• [PROBLEM REQUIREMENTS] Without the pictures, repeat the listing character for character.
==========
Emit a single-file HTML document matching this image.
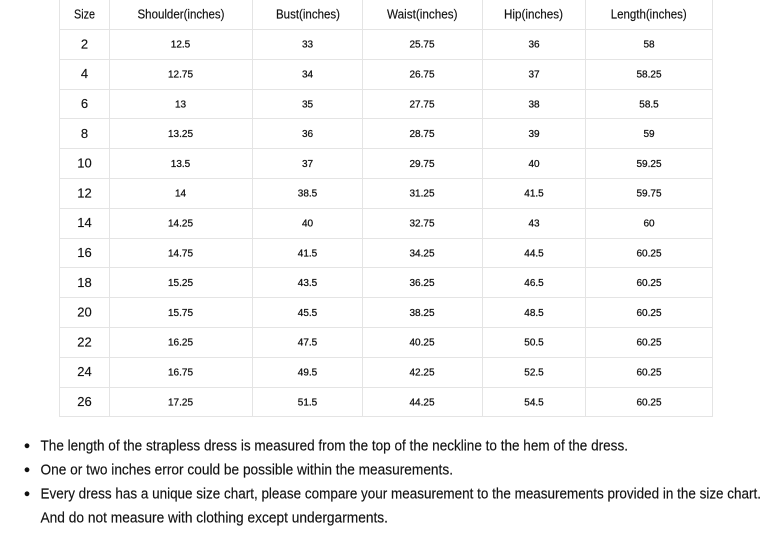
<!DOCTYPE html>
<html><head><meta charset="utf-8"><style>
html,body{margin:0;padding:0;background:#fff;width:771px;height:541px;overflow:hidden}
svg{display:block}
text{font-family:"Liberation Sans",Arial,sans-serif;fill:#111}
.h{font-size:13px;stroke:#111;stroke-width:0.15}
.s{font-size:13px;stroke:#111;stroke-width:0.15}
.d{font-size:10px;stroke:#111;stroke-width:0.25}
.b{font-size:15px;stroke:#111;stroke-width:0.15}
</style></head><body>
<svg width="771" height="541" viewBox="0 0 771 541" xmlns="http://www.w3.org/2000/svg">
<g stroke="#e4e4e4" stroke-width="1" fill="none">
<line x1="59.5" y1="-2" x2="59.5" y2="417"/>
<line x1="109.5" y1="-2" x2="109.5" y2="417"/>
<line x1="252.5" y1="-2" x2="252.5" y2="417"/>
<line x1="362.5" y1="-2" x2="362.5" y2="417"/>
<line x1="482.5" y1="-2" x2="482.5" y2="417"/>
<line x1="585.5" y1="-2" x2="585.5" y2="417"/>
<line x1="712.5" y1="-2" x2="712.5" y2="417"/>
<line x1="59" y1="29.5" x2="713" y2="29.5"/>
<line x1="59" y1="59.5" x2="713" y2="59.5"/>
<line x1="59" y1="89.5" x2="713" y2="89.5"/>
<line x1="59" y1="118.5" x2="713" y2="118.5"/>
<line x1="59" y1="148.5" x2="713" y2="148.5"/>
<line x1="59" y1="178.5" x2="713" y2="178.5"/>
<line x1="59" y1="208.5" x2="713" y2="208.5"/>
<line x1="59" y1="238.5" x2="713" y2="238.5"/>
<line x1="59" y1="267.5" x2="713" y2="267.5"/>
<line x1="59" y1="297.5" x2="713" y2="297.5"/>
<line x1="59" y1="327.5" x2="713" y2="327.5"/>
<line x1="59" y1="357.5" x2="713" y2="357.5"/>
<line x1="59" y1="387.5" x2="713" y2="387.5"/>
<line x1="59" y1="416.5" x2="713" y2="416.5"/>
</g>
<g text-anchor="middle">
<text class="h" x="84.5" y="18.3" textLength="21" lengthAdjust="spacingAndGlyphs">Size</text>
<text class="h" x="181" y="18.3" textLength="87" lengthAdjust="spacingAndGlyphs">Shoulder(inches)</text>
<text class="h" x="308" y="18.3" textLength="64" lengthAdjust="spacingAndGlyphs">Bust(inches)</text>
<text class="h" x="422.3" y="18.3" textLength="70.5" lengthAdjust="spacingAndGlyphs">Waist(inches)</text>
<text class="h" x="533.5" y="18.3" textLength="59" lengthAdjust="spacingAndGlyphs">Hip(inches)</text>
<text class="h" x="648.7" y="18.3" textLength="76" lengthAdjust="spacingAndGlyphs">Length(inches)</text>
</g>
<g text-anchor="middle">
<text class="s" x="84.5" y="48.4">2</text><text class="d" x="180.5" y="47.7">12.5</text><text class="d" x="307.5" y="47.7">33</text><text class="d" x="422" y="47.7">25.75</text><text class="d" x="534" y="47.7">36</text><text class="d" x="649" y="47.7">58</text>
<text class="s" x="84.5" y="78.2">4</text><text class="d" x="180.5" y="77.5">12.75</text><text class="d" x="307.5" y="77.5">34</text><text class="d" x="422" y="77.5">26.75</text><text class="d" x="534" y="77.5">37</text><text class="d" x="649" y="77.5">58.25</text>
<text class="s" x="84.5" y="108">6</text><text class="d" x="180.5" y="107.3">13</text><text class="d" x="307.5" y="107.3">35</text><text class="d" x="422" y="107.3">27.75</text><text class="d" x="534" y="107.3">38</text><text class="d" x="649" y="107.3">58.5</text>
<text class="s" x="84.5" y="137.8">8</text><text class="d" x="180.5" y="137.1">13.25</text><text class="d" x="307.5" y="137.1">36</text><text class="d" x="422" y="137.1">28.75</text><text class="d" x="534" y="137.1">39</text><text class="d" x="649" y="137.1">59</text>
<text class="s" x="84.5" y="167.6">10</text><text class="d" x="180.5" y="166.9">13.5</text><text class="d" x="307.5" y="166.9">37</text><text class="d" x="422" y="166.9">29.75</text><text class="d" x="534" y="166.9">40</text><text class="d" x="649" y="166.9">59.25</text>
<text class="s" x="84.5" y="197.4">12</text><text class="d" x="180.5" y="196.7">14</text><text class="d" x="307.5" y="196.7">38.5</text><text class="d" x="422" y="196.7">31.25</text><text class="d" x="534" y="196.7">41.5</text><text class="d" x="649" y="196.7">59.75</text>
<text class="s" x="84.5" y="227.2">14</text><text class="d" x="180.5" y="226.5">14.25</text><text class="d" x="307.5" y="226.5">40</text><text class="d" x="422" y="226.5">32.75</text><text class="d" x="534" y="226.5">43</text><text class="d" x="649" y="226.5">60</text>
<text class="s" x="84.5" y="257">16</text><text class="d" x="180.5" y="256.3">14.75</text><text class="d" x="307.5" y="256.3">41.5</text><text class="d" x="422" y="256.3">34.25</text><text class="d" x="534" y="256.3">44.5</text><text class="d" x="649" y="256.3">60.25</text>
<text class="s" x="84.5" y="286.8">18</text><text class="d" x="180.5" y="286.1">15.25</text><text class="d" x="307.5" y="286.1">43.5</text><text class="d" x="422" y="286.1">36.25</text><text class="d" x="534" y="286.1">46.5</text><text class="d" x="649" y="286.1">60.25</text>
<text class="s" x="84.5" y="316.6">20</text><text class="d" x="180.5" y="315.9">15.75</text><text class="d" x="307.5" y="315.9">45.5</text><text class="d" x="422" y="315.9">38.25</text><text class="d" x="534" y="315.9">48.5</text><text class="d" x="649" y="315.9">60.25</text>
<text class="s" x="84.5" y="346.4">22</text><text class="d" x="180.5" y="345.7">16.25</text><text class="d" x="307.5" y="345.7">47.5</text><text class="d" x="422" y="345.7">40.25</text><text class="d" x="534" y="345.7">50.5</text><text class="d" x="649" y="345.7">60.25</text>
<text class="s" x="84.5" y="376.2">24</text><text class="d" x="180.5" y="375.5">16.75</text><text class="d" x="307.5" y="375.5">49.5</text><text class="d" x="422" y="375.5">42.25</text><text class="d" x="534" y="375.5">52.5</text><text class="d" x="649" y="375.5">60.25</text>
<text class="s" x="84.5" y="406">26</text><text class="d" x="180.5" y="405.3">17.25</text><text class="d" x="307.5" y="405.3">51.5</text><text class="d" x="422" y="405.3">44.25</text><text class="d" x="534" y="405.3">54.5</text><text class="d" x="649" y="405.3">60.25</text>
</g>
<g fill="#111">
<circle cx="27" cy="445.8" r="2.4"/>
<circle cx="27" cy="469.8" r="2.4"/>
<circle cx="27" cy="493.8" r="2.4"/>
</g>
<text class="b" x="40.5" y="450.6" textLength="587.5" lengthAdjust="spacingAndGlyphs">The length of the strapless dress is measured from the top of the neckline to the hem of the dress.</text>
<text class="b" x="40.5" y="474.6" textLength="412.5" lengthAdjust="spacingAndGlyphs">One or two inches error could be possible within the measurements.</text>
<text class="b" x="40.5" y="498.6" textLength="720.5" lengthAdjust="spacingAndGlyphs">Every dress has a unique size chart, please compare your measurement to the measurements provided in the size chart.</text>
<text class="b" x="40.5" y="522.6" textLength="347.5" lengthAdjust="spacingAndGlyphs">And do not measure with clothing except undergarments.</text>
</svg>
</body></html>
==========
• [WORKED ANSWER]
Emit a single-file HTML document matching this image.
<!DOCTYPE html>
<html><head><meta charset="utf-8"><style>
html,body{margin:0;padding:0;background:#fff;width:771px;height:541px;overflow:hidden}
svg{display:block}
text{font-family:"Liberation Sans",Arial,sans-serif;fill:#111}
.h{font-size:13px;stroke:#111;stroke-width:0.15}
.s{font-size:13px;stroke:#111;stroke-width:0.15}
.d{font-size:10px;stroke:#111;stroke-width:0.25}
.b{font-size:15px;stroke:#111;stroke-width:0.15}
</style></head><body>
<svg width="771" height="541" viewBox="0 0 771 541" xmlns="http://www.w3.org/2000/svg">
<g stroke="#e4e4e4" stroke-width="1" fill="none">
<line x1="59.5" y1="-2" x2="59.5" y2="417"/>
<line x1="109.5" y1="-2" x2="109.5" y2="417"/>
<line x1="252.5" y1="-2" x2="252.5" y2="417"/>
<line x1="362.5" y1="-2" x2="362.5" y2="417"/>
<line x1="482.5" y1="-2" x2="482.5" y2="417"/>
<line x1="585.5" y1="-2" x2="585.5" y2="417"/>
<line x1="712.5" y1="-2" x2="712.5" y2="417"/>
<line x1="59" y1="29.5" x2="713" y2="29.5"/>
<line x1="59" y1="59.5" x2="713" y2="59.5"/>
<line x1="59" y1="89.5" x2="713" y2="89.5"/>
<line x1="59" y1="118.5" x2="713" y2="118.5"/>
<line x1="59" y1="148.5" x2="713" y2="148.5"/>
<line x1="59" y1="178.5" x2="713" y2="178.5"/>
<line x1="59" y1="208.5" x2="713" y2="208.5"/>
<line x1="59" y1="238.5" x2="713" y2="238.5"/>
<line x1="59" y1="267.5" x2="713" y2="267.5"/>
<line x1="59" y1="297.5" x2="713" y2="297.5"/>
<line x1="59" y1="327.5" x2="713" y2="327.5"/>
<line x1="59" y1="357.5" x2="713" y2="357.5"/>
<line x1="59" y1="387.5" x2="713" y2="387.5"/>
<line x1="59" y1="416.5" x2="713" y2="416.5"/>
</g>
<g text-anchor="middle">
<text class="h" x="84.5" y="18.3" textLength="21" lengthAdjust="spacingAndGlyphs">Size</text>
<text class="h" x="181" y="18.3" textLength="87" lengthAdjust="spacingAndGlyphs">Shoulder(inches)</text>
<text class="h" x="308" y="18.3" textLength="64" lengthAdjust="spacingAndGlyphs">Bust(inches)</text>
<text class="h" x="422.3" y="18.3" textLength="70.5" lengthAdjust="spacingAndGlyphs">Waist(inches)</text>
<text class="h" x="533.5" y="18.3" textLength="59" lengthAdjust="spacingAndGlyphs">Hip(inches)</text>
<text class="h" x="648.7" y="18.3" textLength="76" lengthAdjust="spacingAndGlyphs">Length(inches)</text>
</g>
<g text-anchor="middle">
<text class="s" x="84.5" y="48.4">2</text><text class="d" x="180.5" y="47.7">12.5</text><text class="d" x="307.5" y="47.7">33</text><text class="d" x="422" y="47.7">25.75</text><text class="d" x="534" y="47.7">36</text><text class="d" x="649" y="47.7">58</text>
<text class="s" x="84.5" y="78.2">4</text><text class="d" x="180.5" y="77.5">12.75</text><text class="d" x="307.5" y="77.5">34</text><text class="d" x="422" y="77.5">26.75</text><text class="d" x="534" y="77.5">37</text><text class="d" x="649" y="77.5">58.25</text>
<text class="s" x="84.5" y="108">6</text><text class="d" x="180.5" y="107.3">13</text><text class="d" x="307.5" y="107.3">35</text><text class="d" x="422" y="107.3">27.75</text><text class="d" x="534" y="107.3">38</text><text class="d" x="649" y="107.3">58.5</text>
<text class="s" x="84.5" y="137.8">8</text><text class="d" x="180.5" y="137.1">13.25</text><text class="d" x="307.5" y="137.1">36</text><text class="d" x="422" y="137.1">28.75</text><text class="d" x="534" y="137.1">39</text><text class="d" x="649" y="137.1">59</text>
<text class="s" x="84.5" y="167.6">10</text><text class="d" x="180.5" y="166.9">13.5</text><text class="d" x="307.5" y="166.9">37</text><text class="d" x="422" y="166.9">29.75</text><text class="d" x="534" y="166.9">40</text><text class="d" x="649" y="166.9">59.25</text>
<text class="s" x="84.5" y="197.4">12</text><text class="d" x="180.5" y="196.7">14</text><text class="d" x="307.5" y="196.7">38.5</text><text class="d" x="422" y="196.7">31.25</text><text class="d" x="534" y="196.7">41.5</text><text class="d" x="649" y="196.7">59.75</text>
<text class="s" x="84.5" y="227.2">14</text><text class="d" x="180.5" y="226.5">14.25</text><text class="d" x="307.5" y="226.5">40</text><text class="d" x="422" y="226.5">32.75</text><text class="d" x="534" y="226.5">43</text><text class="d" x="649" y="226.5">60</text>
<text class="s" x="84.5" y="257">16</text><text class="d" x="180.5" y="256.3">14.75</text><text class="d" x="307.5" y="256.3">41.5</text><text class="d" x="422" y="256.3">34.25</text><text class="d" x="534" y="256.3">44.5</text><text class="d" x="649" y="256.3">60.25</text>
<text class="s" x="84.5" y="286.8">18</text><text class="d" x="180.5" y="286.1">15.25</text><text class="d" x="307.5" y="286.1">43.5</text><text class="d" x="422" y="286.1">36.25</text><text class="d" x="534" y="286.1">46.5</text><text class="d" x="649" y="286.1">60.25</text>
<text class="s" x="84.5" y="316.6">20</text><text class="d" x="180.5" y="315.9">15.75</text><text class="d" x="307.5" y="315.9">45.5</text><text class="d" x="422" y="315.9">38.25</text><text class="d" x="534" y="315.9">48.5</text><text class="d" x="649" y="315.9">60.25</text>
<text class="s" x="84.5" y="346.4">22</text><text class="d" x="180.5" y="345.7">16.25</text><text class="d" x="307.5" y="345.7">47.5</text><text class="d" x="422" y="345.7">40.25</text><text class="d" x="534" y="345.7">50.5</text><text class="d" x="649" y="345.7">60.25</text>
<text class="s" x="84.5" y="376.2">24</text><text class="d" x="180.5" y="375.5">16.75</text><text class="d" x="307.5" y="375.5">49.5</text><text class="d" x="422" y="375.5">42.25</text><text class="d" x="534" y="375.5">52.5</text><text class="d" x="649" y="375.5">60.25</text>
<text class="s" x="84.5" y="406">26</text><text class="d" x="180.5" y="405.3">17.25</text><text class="d" x="307.5" y="405.3">51.5</text><text class="d" x="422" y="405.3">44.25</text><text class="d" x="534" y="405.3">54.5</text><text class="d" x="649" y="405.3">60.25</text>
</g>
<g fill="#111">
<circle cx="27" cy="445.8" r="2.4"/>
<circle cx="27" cy="469.8" r="2.4"/>
<circle cx="27" cy="493.8" r="2.4"/>
</g>
<text class="b" x="40.5" y="450.6" textLength="587.5" lengthAdjust="spacingAndGlyphs">The length of the strapless dress is measured from the top of the neckline to the hem of the dress.</text>
<text class="b" x="40.5" y="474.6" textLength="412.5" lengthAdjust="spacingAndGlyphs">One or two inches error could be possible within the measurements.</text>
<text class="b" x="40.5" y="498.6" textLength="720.5" lengthAdjust="spacingAndGlyphs">Every dress has a unique size chart, please compare your measurement to the measurements provided in the size chart.</text>
<text class="b" x="40.5" y="522.6" textLength="347.5" lengthAdjust="spacingAndGlyphs">And do not measure with clothing except undergarments.</text>
</svg>
</body></html>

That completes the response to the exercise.